DATA SECTION
==================================================
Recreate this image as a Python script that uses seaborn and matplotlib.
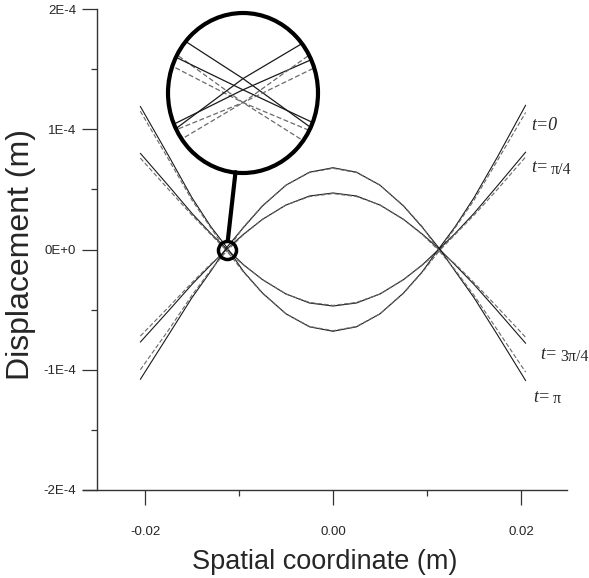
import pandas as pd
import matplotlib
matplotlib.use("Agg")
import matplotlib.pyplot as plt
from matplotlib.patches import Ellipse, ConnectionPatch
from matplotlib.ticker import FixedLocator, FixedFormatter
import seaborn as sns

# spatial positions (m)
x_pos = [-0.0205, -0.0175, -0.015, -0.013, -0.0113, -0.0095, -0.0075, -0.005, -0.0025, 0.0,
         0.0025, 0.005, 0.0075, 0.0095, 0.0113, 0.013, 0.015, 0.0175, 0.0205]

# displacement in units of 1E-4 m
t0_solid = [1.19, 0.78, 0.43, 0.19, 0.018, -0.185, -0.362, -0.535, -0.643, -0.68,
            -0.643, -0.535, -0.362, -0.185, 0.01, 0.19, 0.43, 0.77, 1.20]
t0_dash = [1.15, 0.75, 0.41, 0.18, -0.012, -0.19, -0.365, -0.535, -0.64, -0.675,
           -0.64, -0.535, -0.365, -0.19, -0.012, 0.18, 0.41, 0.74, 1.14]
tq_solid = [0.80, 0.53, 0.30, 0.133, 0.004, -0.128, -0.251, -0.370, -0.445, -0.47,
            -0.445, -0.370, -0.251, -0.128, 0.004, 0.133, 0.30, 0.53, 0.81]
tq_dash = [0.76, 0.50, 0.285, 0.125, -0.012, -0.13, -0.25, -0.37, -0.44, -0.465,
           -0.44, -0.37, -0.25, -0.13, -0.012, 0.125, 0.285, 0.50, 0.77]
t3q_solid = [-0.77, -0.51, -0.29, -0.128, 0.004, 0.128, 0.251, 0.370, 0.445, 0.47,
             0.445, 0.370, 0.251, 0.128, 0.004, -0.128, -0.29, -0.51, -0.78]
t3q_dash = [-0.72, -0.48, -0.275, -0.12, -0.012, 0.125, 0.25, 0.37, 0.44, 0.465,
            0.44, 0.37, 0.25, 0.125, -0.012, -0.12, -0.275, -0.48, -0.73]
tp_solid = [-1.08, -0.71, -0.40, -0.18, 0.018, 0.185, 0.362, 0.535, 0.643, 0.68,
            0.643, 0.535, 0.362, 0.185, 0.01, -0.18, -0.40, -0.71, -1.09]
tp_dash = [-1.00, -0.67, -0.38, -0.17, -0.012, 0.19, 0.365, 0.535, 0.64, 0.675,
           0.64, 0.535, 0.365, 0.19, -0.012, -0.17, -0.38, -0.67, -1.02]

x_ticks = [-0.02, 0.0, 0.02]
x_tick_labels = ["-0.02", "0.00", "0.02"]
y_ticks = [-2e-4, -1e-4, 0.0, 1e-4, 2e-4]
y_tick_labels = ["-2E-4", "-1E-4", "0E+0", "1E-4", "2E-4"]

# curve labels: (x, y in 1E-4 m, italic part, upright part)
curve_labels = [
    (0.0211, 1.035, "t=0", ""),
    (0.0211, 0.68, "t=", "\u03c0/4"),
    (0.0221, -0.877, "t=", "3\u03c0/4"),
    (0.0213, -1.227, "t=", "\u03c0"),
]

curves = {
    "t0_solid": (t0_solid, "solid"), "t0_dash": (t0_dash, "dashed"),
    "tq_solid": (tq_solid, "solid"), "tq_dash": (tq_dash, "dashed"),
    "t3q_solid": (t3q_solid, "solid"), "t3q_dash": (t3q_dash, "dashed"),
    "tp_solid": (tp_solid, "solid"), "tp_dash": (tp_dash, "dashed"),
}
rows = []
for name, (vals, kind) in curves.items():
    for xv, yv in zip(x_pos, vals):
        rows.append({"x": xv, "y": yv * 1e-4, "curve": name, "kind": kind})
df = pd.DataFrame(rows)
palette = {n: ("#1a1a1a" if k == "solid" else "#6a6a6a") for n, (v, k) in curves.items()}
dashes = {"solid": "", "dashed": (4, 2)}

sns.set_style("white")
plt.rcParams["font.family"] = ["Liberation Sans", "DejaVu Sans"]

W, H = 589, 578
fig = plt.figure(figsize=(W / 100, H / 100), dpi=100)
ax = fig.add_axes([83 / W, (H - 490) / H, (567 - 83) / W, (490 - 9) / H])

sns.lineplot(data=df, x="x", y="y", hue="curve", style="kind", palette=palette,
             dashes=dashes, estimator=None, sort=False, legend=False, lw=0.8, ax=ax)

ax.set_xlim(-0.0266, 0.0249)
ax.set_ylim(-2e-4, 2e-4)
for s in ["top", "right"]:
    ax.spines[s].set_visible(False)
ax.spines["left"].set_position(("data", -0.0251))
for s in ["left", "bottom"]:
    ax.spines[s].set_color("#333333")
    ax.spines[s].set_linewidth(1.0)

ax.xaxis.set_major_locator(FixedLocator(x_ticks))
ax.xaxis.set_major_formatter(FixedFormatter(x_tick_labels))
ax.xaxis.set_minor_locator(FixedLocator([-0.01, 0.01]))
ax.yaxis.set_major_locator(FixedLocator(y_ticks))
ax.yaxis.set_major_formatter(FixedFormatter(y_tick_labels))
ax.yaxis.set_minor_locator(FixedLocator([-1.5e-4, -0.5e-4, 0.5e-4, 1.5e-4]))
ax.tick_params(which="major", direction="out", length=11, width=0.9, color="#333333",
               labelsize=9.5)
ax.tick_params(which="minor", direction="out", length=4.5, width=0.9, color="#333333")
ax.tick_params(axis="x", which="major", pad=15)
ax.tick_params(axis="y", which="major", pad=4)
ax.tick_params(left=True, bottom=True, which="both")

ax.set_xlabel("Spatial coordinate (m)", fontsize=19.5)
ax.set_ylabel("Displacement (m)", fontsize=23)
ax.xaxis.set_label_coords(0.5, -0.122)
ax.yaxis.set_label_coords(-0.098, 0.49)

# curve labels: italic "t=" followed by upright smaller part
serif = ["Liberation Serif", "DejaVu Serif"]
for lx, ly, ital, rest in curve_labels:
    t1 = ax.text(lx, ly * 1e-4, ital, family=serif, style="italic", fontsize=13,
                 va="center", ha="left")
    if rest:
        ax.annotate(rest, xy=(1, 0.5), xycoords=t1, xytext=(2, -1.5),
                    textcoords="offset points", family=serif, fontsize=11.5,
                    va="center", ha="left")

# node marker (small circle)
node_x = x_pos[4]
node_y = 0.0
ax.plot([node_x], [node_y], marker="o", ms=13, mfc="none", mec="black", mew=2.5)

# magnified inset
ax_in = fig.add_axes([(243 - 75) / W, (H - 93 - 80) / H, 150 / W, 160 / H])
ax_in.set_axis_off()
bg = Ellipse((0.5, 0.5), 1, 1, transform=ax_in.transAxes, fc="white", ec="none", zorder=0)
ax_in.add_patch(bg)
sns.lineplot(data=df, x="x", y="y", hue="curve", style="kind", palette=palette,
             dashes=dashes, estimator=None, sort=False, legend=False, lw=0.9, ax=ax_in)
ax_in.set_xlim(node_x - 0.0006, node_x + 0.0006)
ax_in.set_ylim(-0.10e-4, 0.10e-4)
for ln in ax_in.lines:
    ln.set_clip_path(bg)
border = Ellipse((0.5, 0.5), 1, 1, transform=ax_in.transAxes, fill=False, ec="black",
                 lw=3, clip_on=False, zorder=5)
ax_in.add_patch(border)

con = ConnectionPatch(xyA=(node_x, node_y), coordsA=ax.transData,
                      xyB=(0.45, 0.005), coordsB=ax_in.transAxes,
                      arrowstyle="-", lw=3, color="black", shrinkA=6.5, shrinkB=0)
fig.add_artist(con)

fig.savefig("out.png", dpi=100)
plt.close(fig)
==================================================
EXERCISE TASK
Write out again, exactly, the lines from the start of the listing up to the line containing "0.015, 0.0175, 0.0205]", with both ends and without pictures.

WRITTEN RESPONSE
Recreate this image as a Python script that uses seaborn and matplotlib.
import pandas as pd
import matplotlib
matplotlib.use("Agg")
import matplotlib.pyplot as plt
from matplotlib.patches import Ellipse, ConnectionPatch
from matplotlib.ticker import FixedLocator, FixedFormatter
import seaborn as sns

# spatial positions (m)
x_pos = [-0.0205, -0.0175, -0.015, -0.013, -0.0113, -0.0095, -0.0075, -0.005, -0.0025, 0.0,
         0.0025, 0.005, 0.0075, 0.0095, 0.0113, 0.013, 0.015, 0.0175, 0.0205]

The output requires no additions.